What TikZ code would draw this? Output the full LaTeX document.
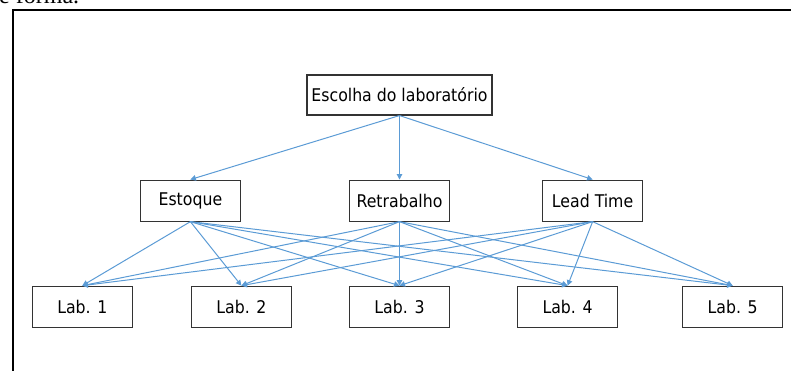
\documentclass[tikz,border=0pt]{standalone}
\usepackage{fontspec}
\newfontfamily\boxfont{DejaVu Sans Condensed}
\newfontfamily\textoserif{Liberation Serif}
\usepackage{tikz}
\usetikzlibrary{arrows.meta, positioning}
\usepackage{xcolor}
\definecolor{azulseta}{HTML}{5B9BD5}

\begin{document}
\begin{tikzpicture}[
      x=1pt, y=-1pt,
      crit/.style={rectangle, draw=black!80, line width=1.1pt, minimum width=100pt, minimum height=41pt, inner sep=0pt, font=\boxfont\fontsize{17.5}{20}\selectfont},
      lab/.style={crit},
      arrow/.style={draw=azulseta, line width=1pt, -{Triangle[length=5.5pt, width=5.5pt]}}
    ]

    \clip (0,0) rectangle (791,371);

    % Moldura e texto cortado
    \node (trecho) [anchor=base west, inner sep=0pt, font=\textoserif\fontsize{24}{24}\selectfont] at (-1,4) {e forma.};
    \draw [line width=2pt] (13,380) -- (13,10) -- (800,10);

    % Nós
    \node (escolha) [crit, minimum width=185pt, minimum height=40pt] at (399.5,95) {Escolha do laboratório};
    \node (retrab) [crit, below=64pt of escolha] {Retrabalho};
    \node (estoque) [crit, left=108pt of retrab] {Estoque};
    \node (lead) [crit, right=92pt of retrab] {Lead Time};
    \node (lab3) [lab, below=64pt of retrab] {Lab. 3};
    \node (lab2) [lab, left=57pt of lab3] {Lab. 2};
    \node (lab1) [lab, left=58pt of lab2] {Lab. 1};
    \node (lab4) [lab, right=67pt of lab3] {Lab. 4};
    \node (lab5) [lab, right=64pt of lab4] {Lab. 5};

    % Conexões
    \draw [arrow] (escolha.south) -- (estoque.north);
    \draw [arrow] (escolha.south) -- (retrab.north);
    \draw [arrow] (escolha.south) -- (lead.north);

    \draw [arrow] (estoque.south) -- (lab1.north);
    \draw [arrow] (estoque.south) -- (lab2.north);
    \draw [arrow] (estoque.south) -- (lab3.north);
    \draw [arrow] (estoque.south) -- (lab4.north);
    \draw [arrow] (estoque.south) -- (lab5.north);

    \draw [arrow] (retrab.south) -- (lab1.north);
    \draw [arrow] (retrab.south) -- (lab2.north);
    \draw [arrow] (retrab.south) -- (lab3.north);
    \draw [arrow] (retrab.south) -- (lab4.north);
    \draw [arrow] (retrab.south) -- (lab5.north);

    \draw [arrow] (lead.south) -- (lab1.north);
    \draw [arrow] (lead.south) -- (lab2.north);
    \draw [arrow] (lead.south) -- (lab3.north);
    \draw [arrow] (lead.south) -- (lab4.north);
    \draw [arrow] (lead.south) -- (lab5.north);

  \end{tikzpicture}
\end{document}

────

**Exercise aim:**
Restate exactly, please, only the lines between the start of the data and the line containing "(estoque.south) -- (lab5.north);", both ends included, skipping the pictures.

**Solution:**
What TikZ code would draw this? Output the full LaTeX document.
\documentclass[tikz,border=0pt]{standalone}
\usepackage{fontspec}
\newfontfamily\boxfont{DejaVu Sans Condensed}
\newfontfamily\textoserif{Liberation Serif}
\usepackage{tikz}
\usetikzlibrary{arrows.meta, positioning}
\usepackage{xcolor}
\definecolor{azulseta}{HTML}{5B9BD5}

\begin{document}
\begin{tikzpicture}[
      x=1pt, y=-1pt,
      crit/.style={rectangle, draw=black!80, line width=1.1pt, minimum width=100pt, minimum height=41pt, inner sep=0pt, font=\boxfont\fontsize{17.5}{20}\selectfont},
      lab/.style={crit},
      arrow/.style={draw=azulseta, line width=1pt, -{Triangle[length=5.5pt, width=5.5pt]}}
    ]

    \clip (0,0) rectangle (791,371);

    % Moldura e texto cortado
    \node (trecho) [anchor=base west, inner sep=0pt, font=\textoserif\fontsize{24}{24}\selectfont] at (-1,4) {e forma.};
    \draw [line width=2pt] (13,380) -- (13,10) -- (800,10);

    % Nós
    \node (escolha) [crit, minimum width=185pt, minimum height=40pt] at (399.5,95) {Escolha do laboratório};
    \node (retrab) [crit, below=64pt of escolha] {Retrabalho};
    \node (estoque) [crit, left=108pt of retrab] {Estoque};
    \node (lead) [crit, right=92pt of retrab] {Lead Time};
    \node (lab3) [lab, below=64pt of retrab] {Lab. 3};
    \node (lab2) [lab, left=57pt of lab3] {Lab. 2};
    \node (lab1) [lab, left=58pt of lab2] {Lab. 1};
    \node (lab4) [lab, right=67pt of lab3] {Lab. 4};
    \node (lab5) [lab, right=64pt of lab4] {Lab. 5};

    % Conexões
    \draw [arrow] (escolha.south) -- (estoque.north);
    \draw [arrow] (escolha.south) -- (retrab.north);
    \draw [arrow] (escolha.south) -- (lead.north);

    \draw [arrow] (estoque.south) -- (lab1.north);
    \draw [arrow] (estoque.south) -- (lab2.north);
    \draw [arrow] (estoque.south) -- (lab3.north);
    \draw [arrow] (estoque.south) -- (lab4.north);
    \draw [arrow] (estoque.south) -- (lab5.north);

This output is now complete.